Another telecom technology that has evolved in recent times for use in high-capacity DWDM networks is the Optical Transport Network (OTN). Although OTN as an ITU standard (G.709) has been available for over a decade, it was originally designed to provide a protocol-independent wrapper of client data. In recent times, OTN is being used to perform primarily two additional functions: a) Efficient Sub-Lambda Grooming: DWDM layer is capable of handling traffic at a wavelength layer. Since DWDM by itself does not offer any way to consolidate partially filled wavelengths (e.g., loosely filled 100Gbps wavelengths) this leads to a significant bandwidth wastage. OTN solves this problem by providing sub lambda grooming through an OTN cross-connect. b) Bypass of Transit Traffic: On a cost per Gbps of switching capacity, routers tend to be much more expensive than OTN fabrics. By substituting OTN for a significant part of the switching capacity (the transit traffic), operators can reduce the overall costs significantly and save expensive router ports to reduce overall capex. Also, OTN fabrics consume less power compared to routing fabrics and traditional TDM cross-connects used to groom traffic at lower speeds such as 2 Mbps.
The current state-of-the-art 100G/100G+ DWDM systems such as from Tejas are designed to transmit up to 80 wavelength channels each having a capacity of up to 400 Gbps. Tejas DWDM platform is highly flexible and supports a programmable mix of SDH/SONET, Ethernet, OTN, Storage and MPLS-TP client services using a combination of transponders, muxponders and switching cards.

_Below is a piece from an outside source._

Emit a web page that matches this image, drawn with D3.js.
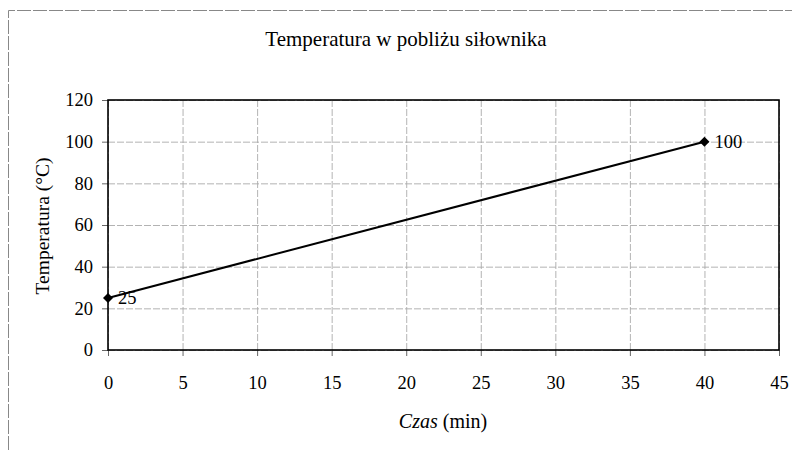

Advanced network functions such as multi-degree colorless/directionless/contentionless optical switching (CDC ROADM), universal terabit-scale OTN/PTN cross-connects (DXC) and generalized MPLS protocols (GMPLS) for efficient automated switching at the wavelength layer enable the system to optimally pack service traffic over fewer wavelengths and engineer a highly cost-effective solution in high-bandwidth DWDM networks.